--- Start of DATASET CONTENT ---
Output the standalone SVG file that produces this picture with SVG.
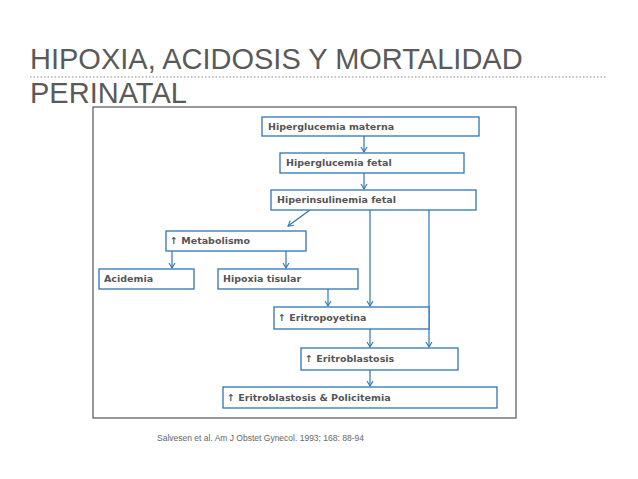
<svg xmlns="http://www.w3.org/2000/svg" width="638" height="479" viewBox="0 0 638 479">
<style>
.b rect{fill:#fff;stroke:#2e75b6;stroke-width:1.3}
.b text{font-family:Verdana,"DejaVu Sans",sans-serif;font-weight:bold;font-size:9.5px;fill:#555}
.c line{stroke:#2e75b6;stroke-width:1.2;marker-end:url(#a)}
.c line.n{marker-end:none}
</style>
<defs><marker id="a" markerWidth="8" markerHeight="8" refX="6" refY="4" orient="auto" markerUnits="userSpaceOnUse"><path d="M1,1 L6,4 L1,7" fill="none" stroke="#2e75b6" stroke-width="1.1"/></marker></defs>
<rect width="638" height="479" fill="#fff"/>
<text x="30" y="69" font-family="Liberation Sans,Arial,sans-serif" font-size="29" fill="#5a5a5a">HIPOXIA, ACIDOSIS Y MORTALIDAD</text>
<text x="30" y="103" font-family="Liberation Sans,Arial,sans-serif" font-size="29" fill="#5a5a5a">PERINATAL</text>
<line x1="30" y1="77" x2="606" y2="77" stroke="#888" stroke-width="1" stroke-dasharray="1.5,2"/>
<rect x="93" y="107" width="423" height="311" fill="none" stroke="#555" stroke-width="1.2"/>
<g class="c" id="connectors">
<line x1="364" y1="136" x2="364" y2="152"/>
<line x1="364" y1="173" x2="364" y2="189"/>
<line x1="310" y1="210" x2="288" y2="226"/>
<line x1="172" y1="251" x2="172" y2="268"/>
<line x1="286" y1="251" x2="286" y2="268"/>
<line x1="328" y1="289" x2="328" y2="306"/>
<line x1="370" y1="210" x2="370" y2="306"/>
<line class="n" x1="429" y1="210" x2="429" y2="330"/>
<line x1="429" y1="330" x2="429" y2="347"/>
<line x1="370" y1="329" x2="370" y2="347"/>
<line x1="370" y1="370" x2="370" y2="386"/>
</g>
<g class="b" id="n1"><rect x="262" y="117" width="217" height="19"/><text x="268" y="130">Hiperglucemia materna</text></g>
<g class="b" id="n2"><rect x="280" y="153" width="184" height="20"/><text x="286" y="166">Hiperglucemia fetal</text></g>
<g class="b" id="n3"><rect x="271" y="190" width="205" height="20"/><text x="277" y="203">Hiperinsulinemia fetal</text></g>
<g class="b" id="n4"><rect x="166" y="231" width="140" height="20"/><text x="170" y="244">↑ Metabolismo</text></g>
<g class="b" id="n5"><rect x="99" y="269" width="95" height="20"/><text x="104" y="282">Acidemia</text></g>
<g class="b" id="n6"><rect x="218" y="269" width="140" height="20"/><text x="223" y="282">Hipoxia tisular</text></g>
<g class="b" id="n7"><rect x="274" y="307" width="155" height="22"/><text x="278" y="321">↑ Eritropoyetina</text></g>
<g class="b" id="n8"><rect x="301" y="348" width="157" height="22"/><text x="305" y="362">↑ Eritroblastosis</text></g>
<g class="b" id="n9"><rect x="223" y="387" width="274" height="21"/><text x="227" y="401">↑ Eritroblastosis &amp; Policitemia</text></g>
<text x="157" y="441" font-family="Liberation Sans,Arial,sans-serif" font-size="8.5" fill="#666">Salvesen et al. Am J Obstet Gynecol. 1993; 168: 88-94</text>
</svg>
--- End of DATASET CONTENT ---
TASK DETAILS: Restate the data above word for word. Do not include the images.

TASK RESPONSE:
Output the standalone SVG file that produces this picture with SVG.
<svg xmlns="http://www.w3.org/2000/svg" width="638" height="479" viewBox="0 0 638 479">
<style>
.b rect{fill:#fff;stroke:#2e75b6;stroke-width:1.3}
.b text{font-family:Verdana,"DejaVu Sans",sans-serif;font-weight:bold;font-size:9.5px;fill:#555}
.c line{stroke:#2e75b6;stroke-width:1.2;marker-end:url(#a)}
.c line.n{marker-end:none}
</style>
<defs><marker id="a" markerWidth="8" markerHeight="8" refX="6" refY="4" orient="auto" markerUnits="userSpaceOnUse"><path d="M1,1 L6,4 L1,7" fill="none" stroke="#2e75b6" stroke-width="1.1"/></marker></defs>
<rect width="638" height="479" fill="#fff"/>
<text x="30" y="69" font-family="Liberation Sans,Arial,sans-serif" font-size="29" fill="#5a5a5a">HIPOXIA, ACIDOSIS Y MORTALIDAD</text>
<text x="30" y="103" font-family="Liberation Sans,Arial,sans-serif" font-size="29" fill="#5a5a5a">PERINATAL</text>
<line x1="30" y1="77" x2="606" y2="77" stroke="#888" stroke-width="1" stroke-dasharray="1.5,2"/>
<rect x="93" y="107" width="423" height="311" fill="none" stroke="#555" stroke-width="1.2"/>
<g class="c" id="connectors">
<line x1="364" y1="136" x2="364" y2="152"/>
<line x1="364" y1="173" x2="364" y2="189"/>
<line x1="310" y1="210" x2="288" y2="226"/>
<line x1="172" y1="251" x2="172" y2="268"/>
<line x1="286" y1="251" x2="286" y2="268"/>
<line x1="328" y1="289" x2="328" y2="306"/>
<line x1="370" y1="210" x2="370" y2="306"/>
<line class="n" x1="429" y1="210" x2="429" y2="330"/>
<line x1="429" y1="330" x2="429" y2="347"/>
<line x1="370" y1="329" x2="370" y2="347"/>
<line x1="370" y1="370" x2="370" y2="386"/>
</g>
<g class="b" id="n1"><rect x="262" y="117" width="217" height="19"/><text x="268" y="130">Hiperglucemia materna</text></g>
<g class="b" id="n2"><rect x="280" y="153" width="184" height="20"/><text x="286" y="166">Hiperglucemia fetal</text></g>
<g class="b" id="n3"><rect x="271" y="190" width="205" height="20"/><text x="277" y="203">Hiperinsulinemia fetal</text></g>
<g class="b" id="n4"><rect x="166" y="231" width="140" height="20"/><text x="170" y="244">↑ Metabolismo</text></g>
<g class="b" id="n5"><rect x="99" y="269" width="95" height="20"/><text x="104" y="282">Acidemia</text></g>
<g class="b" id="n6"><rect x="218" y="269" width="140" height="20"/><text x="223" y="282">Hipoxia tisular</text></g>
<g class="b" id="n7"><rect x="274" y="307" width="155" height="22"/><text x="278" y="321">↑ Eritropoyetina</text></g>
<g class="b" id="n8"><rect x="301" y="348" width="157" height="22"/><text x="305" y="362">↑ Eritroblastosis</text></g>
<g class="b" id="n9"><rect x="223" y="387" width="274" height="21"/><text x="227" y="401">↑ Eritroblastosis &amp; Policitemia</text></g>
<text x="157" y="441" font-family="Liberation Sans,Arial,sans-serif" font-size="8.5" fill="#666">Salvesen et al. Am J Obstet Gynecol. 1993; 168: 88-94</text>
</svg>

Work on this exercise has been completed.